Let me tell you one thing from the go: this release is a heavy thing to sit through. Clocking in at 77 minutes, this re-release of V is not for the faint of heart or those with short attention spans.
Pigeonholing V is a tough thing to do. It’s got elements from so many genres thrown into the mixing pot, all jumbled up and welded together to form a weird mutant of styles. There’s a considerable amount of dark ambient here, but also more rhytmic industrial, bass music, and some downtempo elements.
Essentially, V is a mixture of usually rather slow electronic beats (sort of like EBM slowed down to a lurch), musically minimalistic layers of electronic hums and drones resembling dark ambient and sparse more melodic layers of synthesizer. Speech samples are layered on the music here and there.

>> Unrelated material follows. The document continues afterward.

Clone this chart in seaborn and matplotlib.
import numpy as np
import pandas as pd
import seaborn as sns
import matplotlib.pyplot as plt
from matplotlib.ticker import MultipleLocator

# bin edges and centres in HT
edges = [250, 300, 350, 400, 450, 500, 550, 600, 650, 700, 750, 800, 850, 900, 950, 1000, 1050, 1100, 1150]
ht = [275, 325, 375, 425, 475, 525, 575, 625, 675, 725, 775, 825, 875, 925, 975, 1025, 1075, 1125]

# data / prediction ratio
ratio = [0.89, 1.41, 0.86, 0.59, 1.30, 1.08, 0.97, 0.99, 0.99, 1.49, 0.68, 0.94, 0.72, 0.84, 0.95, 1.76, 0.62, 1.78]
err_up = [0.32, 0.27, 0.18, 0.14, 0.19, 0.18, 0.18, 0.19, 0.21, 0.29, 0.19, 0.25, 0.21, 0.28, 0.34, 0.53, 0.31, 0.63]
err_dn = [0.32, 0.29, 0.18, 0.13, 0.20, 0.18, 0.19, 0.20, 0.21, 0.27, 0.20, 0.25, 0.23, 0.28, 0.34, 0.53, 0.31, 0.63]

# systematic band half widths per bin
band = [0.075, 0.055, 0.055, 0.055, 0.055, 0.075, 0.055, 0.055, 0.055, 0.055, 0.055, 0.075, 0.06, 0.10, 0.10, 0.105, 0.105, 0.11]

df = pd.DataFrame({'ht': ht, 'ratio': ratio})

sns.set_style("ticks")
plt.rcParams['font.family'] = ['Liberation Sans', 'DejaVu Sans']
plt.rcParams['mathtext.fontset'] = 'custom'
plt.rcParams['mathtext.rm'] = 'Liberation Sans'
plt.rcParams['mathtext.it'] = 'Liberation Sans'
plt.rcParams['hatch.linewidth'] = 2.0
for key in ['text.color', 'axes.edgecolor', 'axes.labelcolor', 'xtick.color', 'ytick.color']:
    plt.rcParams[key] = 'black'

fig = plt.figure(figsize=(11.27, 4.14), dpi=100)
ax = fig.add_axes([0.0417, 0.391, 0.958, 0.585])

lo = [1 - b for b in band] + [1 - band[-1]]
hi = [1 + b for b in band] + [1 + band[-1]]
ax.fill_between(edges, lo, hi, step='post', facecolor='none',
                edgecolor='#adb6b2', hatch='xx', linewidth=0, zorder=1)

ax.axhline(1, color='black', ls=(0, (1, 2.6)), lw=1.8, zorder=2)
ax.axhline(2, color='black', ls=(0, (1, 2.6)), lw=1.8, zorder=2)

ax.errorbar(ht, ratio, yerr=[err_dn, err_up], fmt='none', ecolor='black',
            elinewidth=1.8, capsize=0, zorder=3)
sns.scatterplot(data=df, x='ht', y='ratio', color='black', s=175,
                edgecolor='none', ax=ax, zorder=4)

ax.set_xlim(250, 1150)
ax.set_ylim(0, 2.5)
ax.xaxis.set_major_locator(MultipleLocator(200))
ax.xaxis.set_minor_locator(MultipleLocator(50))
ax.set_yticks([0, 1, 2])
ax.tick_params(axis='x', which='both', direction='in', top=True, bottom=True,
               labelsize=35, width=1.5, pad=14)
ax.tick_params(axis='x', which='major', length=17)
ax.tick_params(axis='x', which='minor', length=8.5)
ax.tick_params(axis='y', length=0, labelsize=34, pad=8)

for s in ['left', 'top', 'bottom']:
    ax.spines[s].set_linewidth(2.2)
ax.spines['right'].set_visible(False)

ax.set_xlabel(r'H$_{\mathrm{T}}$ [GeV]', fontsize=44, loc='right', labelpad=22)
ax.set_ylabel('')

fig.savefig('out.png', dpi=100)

I doubt there is any ready niché for this, so I’ll describe V like this: cyberpunk ambient.
I find the album to be a bit of a mixed bag.
Starting with the upside, it sounds pretty amazing. By this I mean that putting it on headphones or playing it at loud volumes will make you instantly realize how well sculpted the soundscapes are. The beats pump your spine and the electronic drones flow through your eyes (yeah, eyes). In terms of ambience and atmosphere created by sound design/production, this is absolutely top notch.

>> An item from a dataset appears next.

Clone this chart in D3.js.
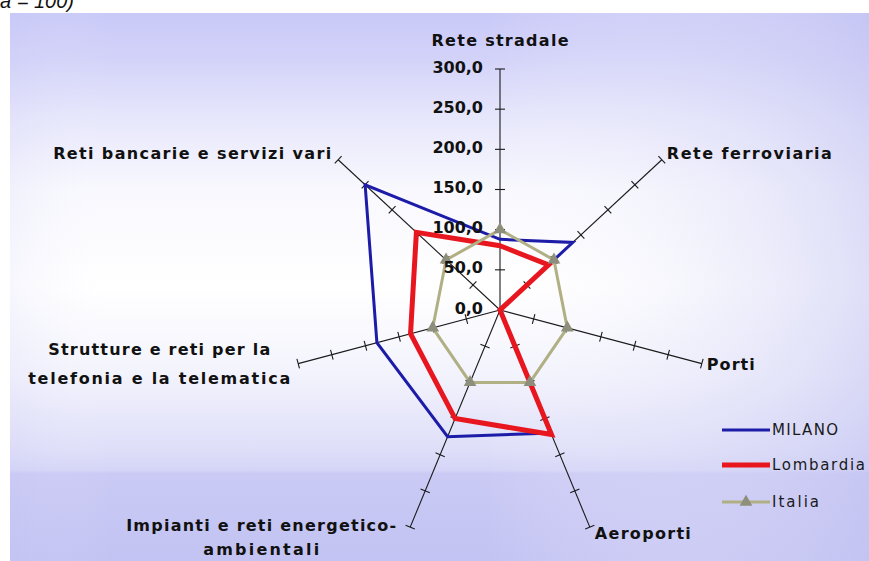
<!DOCTYPE html>
<html>
<head>
<meta charset="utf-8">
<script src="https://cdn.jsdelivr.net/npm/d3@7"></script>
<style>
  html, body { margin: 0; padding: 0; background: #ffffff; }
  svg { display: block; }
</style>
</head>
<body>
<svg id="chart" width="869" height="561"></svg>
<script>
// ---------- DATA ----------
const categories = [
  "Rete stradale",
  "Rete ferroviaria",
  "Porti",
  "Aeroporti",
  "Impianti e reti energetico-\nambientali",
  "Strutture e reti per la\ntelefonia e la telematica",
  "Reti bancarie e servizi vari"
];
const seriesNames = ["MILANO", "Lombardia", "Italia"];
const milano    = [88, 135, 0, 170, 175, 183, 250];
const lombardia = [80, 90, 0, 172, 150, 133, 155];
const italia    = [100, 100, 100, 100, 100, 100, 100];
const tickValues = [0, 50, 100, 150, 200, 250, 300];
const tickLabels = ["0,0", "50,0", "100,0", "150,0", "200,0", "250,0", "300,0"];
const subtitle = "(Italia = 100)";

// ---------- LAYOUT / STYLE ----------
const W = 869, H = 561;
const cx = 500, cy = 310;
const rX = d3.scaleLinear().domain([0, 300]).range([0, 207]);
const rY = d3.scaleLinear().domain([0, 300]).range([0, 241]);
const n = categories.length;
const angle = d3.scalePoint().domain(d3.range(n)).range([0, 2 * Math.PI * (n - 1) / n]);

const colors = ["#1c1ca8", "#e8161e", "#b0b084"];
const widths = [3, 5, 3];
const markerColor = "#8e8e7c";

// label placement relative to axis end: dx, dy (center of text block), anchor, line gap, textLength per line
const labelLayout = [
  { dx: 0,    dy: -29,  anchor: "middle", gap: 0,  lens: [137] },
  { dx: 5,    dy: -6,   anchor: "start",  gap: 0,  lens: [165] },
  { dx: 5,    dy: 1,    anchor: "start",  gap: 0,  lens: [48] },
  { dx: 5,    dy: 6,    anchor: "start",  gap: 0,  lens: [96] },
  { dx: -149, dy: 10.5, anchor: "middle", gap: 24, lens: [270, 116] },
  { dx: -139, dy: 0,    anchor: "middle", gap: 29, lens: [222, 262] },
  { dx: -7,   dy: -6,   anchor: "end",    gap: 0,  lens: [278] }
];

function pt(i, v) {
  const a = angle(i);
  return [cx + rX(v) * Math.sin(a), cy - rY(v) * Math.cos(a)];
}

const svg = d3.select("#chart");
const defs = svg.append("defs");

// background gradients
const g1 = defs.append("linearGradient").attr("id", "bgV").attr("x1", 0).attr("y1", 0).attr("x2", 0).attr("y2", 1);
[[0, "#c9c9f8"], [0.08, "#d2d2f9"], [0.2, "#e8e8fc"], [0.32, "#f8f8fe"], [0.5, "#ffffff"],
 [0.66, "#f3f3fd"], [0.8, "#dedef9"], [0.835, "#d4d4f7"], [0.84, "#cacaf5"], [1, "#c3c3f3"]]
  .forEach(([o, c]) => g1.append("stop").attr("offset", o).attr("stop-color", c));
const g2 = defs.append("linearGradient").attr("id", "bgH").attr("x1", 0).attr("y1", 0).attr("x2", 1).attr("y2", 0);
[[0, "#c8c8f5", 0.15], [0.12, "#ffffff", 0], [0.55, "#ffffff", 0], [1, "#c4c4f2", 0.55]]
  .forEach(([o, c, op]) => g2.append("stop").attr("offset", o).attr("stop-color", c).attr("stop-opacity", op));

svg.append("rect").attr("x", 10).attr("y", 13).attr("width", W - 10).attr("height", H - 13).attr("fill", "url(#bgV)");
svg.append("rect").attr("x", 10).attr("y", 13).attr("width", W - 10).attr("height", H - 13).attr("fill", "url(#bgH)");

// subtitle at top left (partly above the frame, as in the source)
svg.append("text")
  .attr("x", 74).attr("y", 8)
  .attr("text-anchor", "end")
  .attr("font-family", "'Liberation Sans', Arial, sans-serif")
  .attr("font-style", "italic")
  .attr("font-size", 20)
  .attr("fill", "#111")
  .text(subtitle);

// ---------- AXES ----------
const axisG = svg.append("g");
d3.range(n).forEach(i => {
  const [x0, y0] = pt(i, 0);
  const [x1, y1] = pt(i, 300);
  axisG.append("line")
    .attr("x1", x0).attr("y1", y0).attr("x2", x1).attr("y2", y1)
    .attr("stroke", "#1a1a1a").attr("stroke-width", 1.1);
  const len = Math.hypot(x1 - x0, y1 - y0);
  const ux = (x1 - x0) / len, uy = (y1 - y0) / len;
  const px = -uy, py = ux;
  tickValues.slice(1).forEach(t => {
    const [tx, ty] = pt(i, t);
    axisG.append("line")
      .attr("x1", tx - px * 5).attr("y1", ty - py * 5)
      .attr("x2", tx + px * 5).attr("y2", ty + py * 5)
      .attr("stroke", "#1a1a1a").attr("stroke-width", 1.1);
  });
});

// ---------- SERIES ----------
const line = d3.line().x(d => d[0]).y(d => d[1]).curve(d3.curveLinearClosed);
const seriesData = [milano, lombardia, italia];
seriesData.forEach((vals, s) => {
  svg.append("path")
    .attr("d", line(vals.map((v, i) => pt(i, v))))
    .attr("fill", "none")
    .attr("stroke", colors[s])
    .attr("stroke-width", widths[s])
    .attr("stroke-linejoin", "miter");
});
const tri = d3.symbol().type(d3.symbolTriangle).size(70);
italia.forEach((v, i) => {
  const [x, y] = pt(i, v);
  svg.append("path").attr("d", tri()).attr("transform", `translate(${x},${y})`).attr("fill", markerColor);
});

// tick labels on the first axis
tickValues.forEach((t, k) => {
  const [x, y] = pt(0, t);
  svg.append("text")
    .attr("x", x - 17).attr("y", y - 2)
    .attr("text-anchor", "end")
    .attr("dominant-baseline", "central")
    .attr("font-family", "'DejaVu Sans', sans-serif")
    .attr("font-weight", "bold")
    .attr("font-size", 16)
    .attr("fill", "#111")
    .text(tickLabels[k]);
});

// category labels
categories.forEach((c, i) => {
  const [ex, ey] = pt(i, 300);
  const L = labelLayout[i];
  const lines = c.split("\n");
  lines.forEach((ln, j) => {
    const y = ey + L.dy - (lines.length - 1) * L.gap / 2 + j * L.gap;
    svg.append("text")
      .attr("x", ex + L.dx)
      .attr("y", y)
      .attr("text-anchor", L.anchor)
      .attr("dominant-baseline", "central")
      .attr("font-family", "'DejaVu Sans', sans-serif")
      .attr("font-weight", "bold")
      .attr("font-size", 16)
      .attr("textLength", L.lens[j])
      .attr("lengthAdjust", "spacing")
      .attr("fill", "#111")
      .text(ln);
  });
});

// ---------- LEGEND ----------
const legY = [430, 465, 502];
const legLens = [66, 93, 47];
seriesNames.forEach((name, s) => {
  svg.append("line")
    .attr("x1", 722).attr("x2", 770).attr("y1", legY[s]).attr("y2", legY[s])
    .attr("stroke", colors[s]).attr("stroke-width", widths[s]);
  if (s === 2) {
    svg.append("path").attr("d", tri()).attr("transform", `translate(746,${legY[s]})`).attr("fill", markerColor);
  }
  svg.append("text")
    .attr("x", 772).attr("y", legY[s])
    .attr("dominant-baseline", "central")
    .attr("font-family", "'DejaVu Sans', sans-serif")
    .attr("font-size", 15)
    .attr("textLength", legLens[s])
    .attr("lengthAdjust", "spacing")
    .attr("fill", "#1a1a1a")
    .text(name);
});
</script>
</body>
</html>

However, musically, I’m left a bit wanting. Essentially, a lot of the tracks are a leisurely paced beat, hums and drones and that’s pretty much it. Especially with this running time, it gets a bit heavy. As amazing as the album sounds, and as capably as it is crafted, these tracks lack the focal point a melody would provide, making them a bit faceless and, ultimately, this extended edition of V a bit tedious.

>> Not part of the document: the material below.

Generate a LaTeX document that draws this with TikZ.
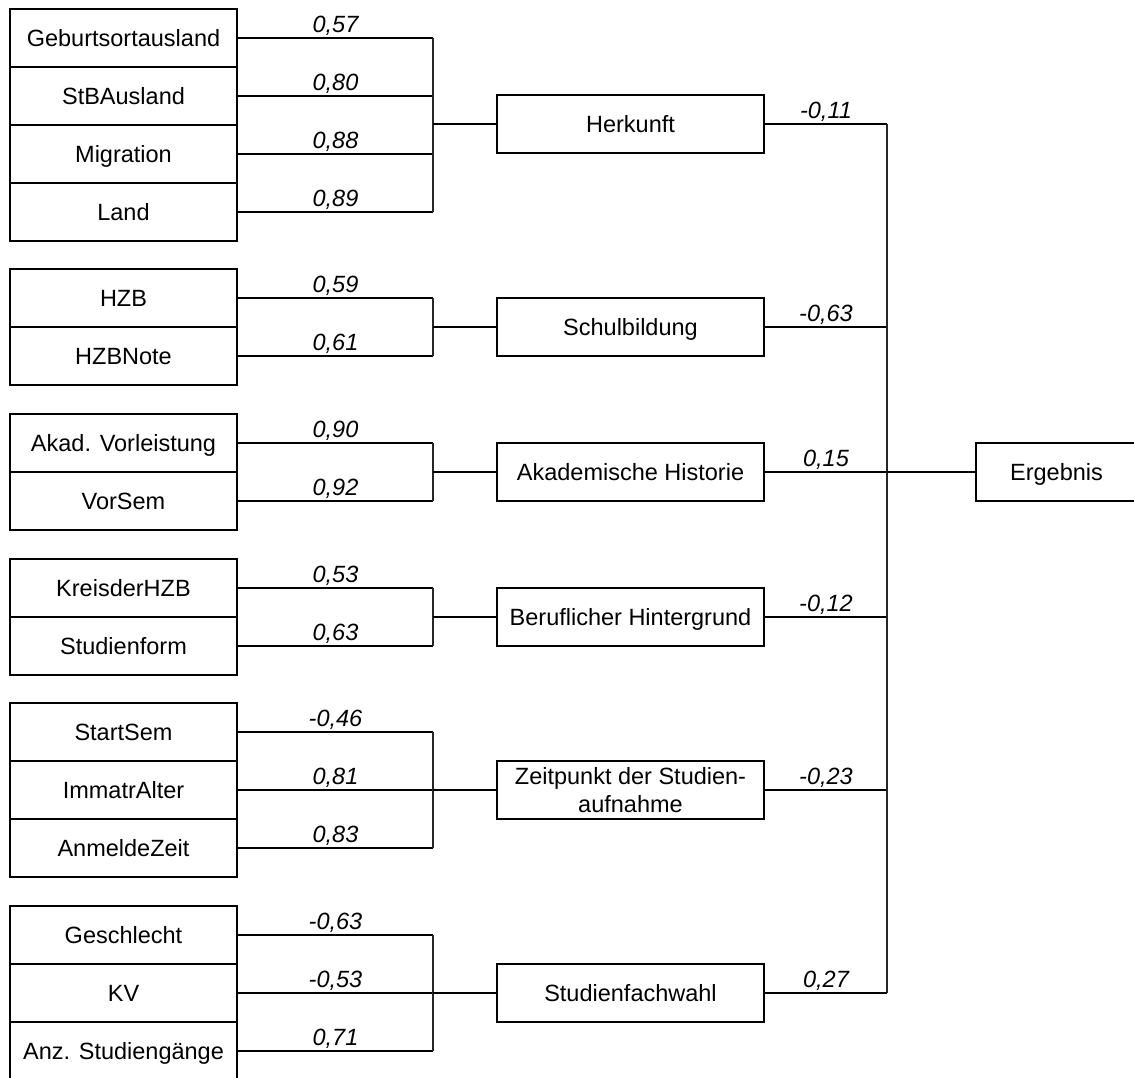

Yngvie Malmsteen was wrong, you know: more is not always more. Sometimes less can indeed be more. I think the original six track release would have been far easier to take in.
The bonus tracks from the aforementioned ∫V EP contain a few remixes, out of which Blakk Harbor’s remix of ΚΡΟΝΟΣ is my personal choice for the high moment on this CD: this radically reworked version adds a driving, pumping cyberpunk bassline and ups the tempo considerably with a powerful, danceable and energetic beat. A simply amazing new interpretation of the track, which brings even a slight synthwave edge – and I’m sort of sorry to say, one which eclipses the original quite clearly.
I’m very divided about V. On the one hand, especially in this extended form the vague nature of the tracks and their lack of accessible focal elements is just too glaring for me to sing its praises. But on the other, I don’t want to diss the album either, because it does a lot right and in smaller doses is very convincing.
Tell you what, why don’t we put it like this? V is a decent album with some flaws. Sadly, entirely unintentionally this extended re-release manages to emphasize them disproportionately. With a more humane running time, V would leave a better impression. But even so, for fans of understated, ambient industrial electro, V will hold some interest. Approach it with some reservations, and maybe take it all in in two or three sittings?